Supplied data
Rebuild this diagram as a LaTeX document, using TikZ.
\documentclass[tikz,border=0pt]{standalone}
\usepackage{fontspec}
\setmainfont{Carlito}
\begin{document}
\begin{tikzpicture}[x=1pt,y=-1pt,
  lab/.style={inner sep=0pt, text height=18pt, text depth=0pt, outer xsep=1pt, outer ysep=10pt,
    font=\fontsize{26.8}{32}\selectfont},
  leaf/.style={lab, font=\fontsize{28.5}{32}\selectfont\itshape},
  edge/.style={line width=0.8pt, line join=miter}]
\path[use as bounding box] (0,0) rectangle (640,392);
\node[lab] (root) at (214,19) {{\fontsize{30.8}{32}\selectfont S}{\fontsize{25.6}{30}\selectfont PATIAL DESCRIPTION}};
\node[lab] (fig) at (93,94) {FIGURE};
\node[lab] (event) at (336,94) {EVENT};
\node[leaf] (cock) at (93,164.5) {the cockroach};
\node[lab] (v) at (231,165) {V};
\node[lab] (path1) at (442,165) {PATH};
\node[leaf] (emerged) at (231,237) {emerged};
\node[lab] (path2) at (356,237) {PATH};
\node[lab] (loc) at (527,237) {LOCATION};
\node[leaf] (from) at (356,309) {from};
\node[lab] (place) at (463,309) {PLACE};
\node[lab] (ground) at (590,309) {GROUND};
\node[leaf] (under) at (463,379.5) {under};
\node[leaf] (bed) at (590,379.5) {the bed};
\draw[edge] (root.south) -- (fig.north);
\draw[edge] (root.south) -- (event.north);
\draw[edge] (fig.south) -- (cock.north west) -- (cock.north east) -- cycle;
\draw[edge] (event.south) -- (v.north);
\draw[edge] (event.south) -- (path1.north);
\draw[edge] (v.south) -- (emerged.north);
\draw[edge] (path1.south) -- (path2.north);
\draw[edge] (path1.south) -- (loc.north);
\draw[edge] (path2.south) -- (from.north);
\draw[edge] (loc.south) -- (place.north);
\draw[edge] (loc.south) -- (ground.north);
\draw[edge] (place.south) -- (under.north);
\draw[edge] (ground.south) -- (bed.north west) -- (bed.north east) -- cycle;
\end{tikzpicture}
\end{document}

Your task
Transcribe all lines as written.

Exercise result
Rebuild this diagram as a LaTeX document, using TikZ.
\documentclass[tikz,border=0pt]{standalone}
\usepackage{fontspec}
\setmainfont{Carlito}
\begin{document}
\begin{tikzpicture}[x=1pt,y=-1pt,
  lab/.style={inner sep=0pt, text height=18pt, text depth=0pt, outer xsep=1pt, outer ysep=10pt,
    font=\fontsize{26.8}{32}\selectfont},
  leaf/.style={lab, font=\fontsize{28.5}{32}\selectfont\itshape},
  edge/.style={line width=0.8pt, line join=miter}]
\path[use as bounding box] (0,0) rectangle (640,392);
\node[lab] (root) at (214,19) {{\fontsize{30.8}{32}\selectfont S}{\fontsize{25.6}{30}\selectfont PATIAL DESCRIPTION}};
\node[lab] (fig) at (93,94) {FIGURE};
\node[lab] (event) at (336,94) {EVENT};
\node[leaf] (cock) at (93,164.5) {the cockroach};
\node[lab] (v) at (231,165) {V};
\node[lab] (path1) at (442,165) {PATH};
\node[leaf] (emerged) at (231,237) {emerged};
\node[lab] (path2) at (356,237) {PATH};
\node[lab] (loc) at (527,237) {LOCATION};
\node[leaf] (from) at (356,309) {from};
\node[lab] (place) at (463,309) {PLACE};
\node[lab] (ground) at (590,309) {GROUND};
\node[leaf] (under) at (463,379.5) {under};
\node[leaf] (bed) at (590,379.5) {the bed};
\draw[edge] (root.south) -- (fig.north);
\draw[edge] (root.south) -- (event.north);
\draw[edge] (fig.south) -- (cock.north west) -- (cock.north east) -- cycle;
\draw[edge] (event.south) -- (v.north);
\draw[edge] (event.south) -- (path1.north);
\draw[edge] (v.south) -- (emerged.north);
\draw[edge] (path1.south) -- (path2.north);
\draw[edge] (path1.south) -- (loc.north);
\draw[edge] (path2.south) -- (from.north);
\draw[edge] (loc.south) -- (place.north);
\draw[edge] (loc.south) -- (ground.north);
\draw[edge] (place.south) -- (under.north);
\draw[edge] (ground.south) -- (bed.north west) -- (bed.north east) -- cycle;
\end{tikzpicture}
\end{document}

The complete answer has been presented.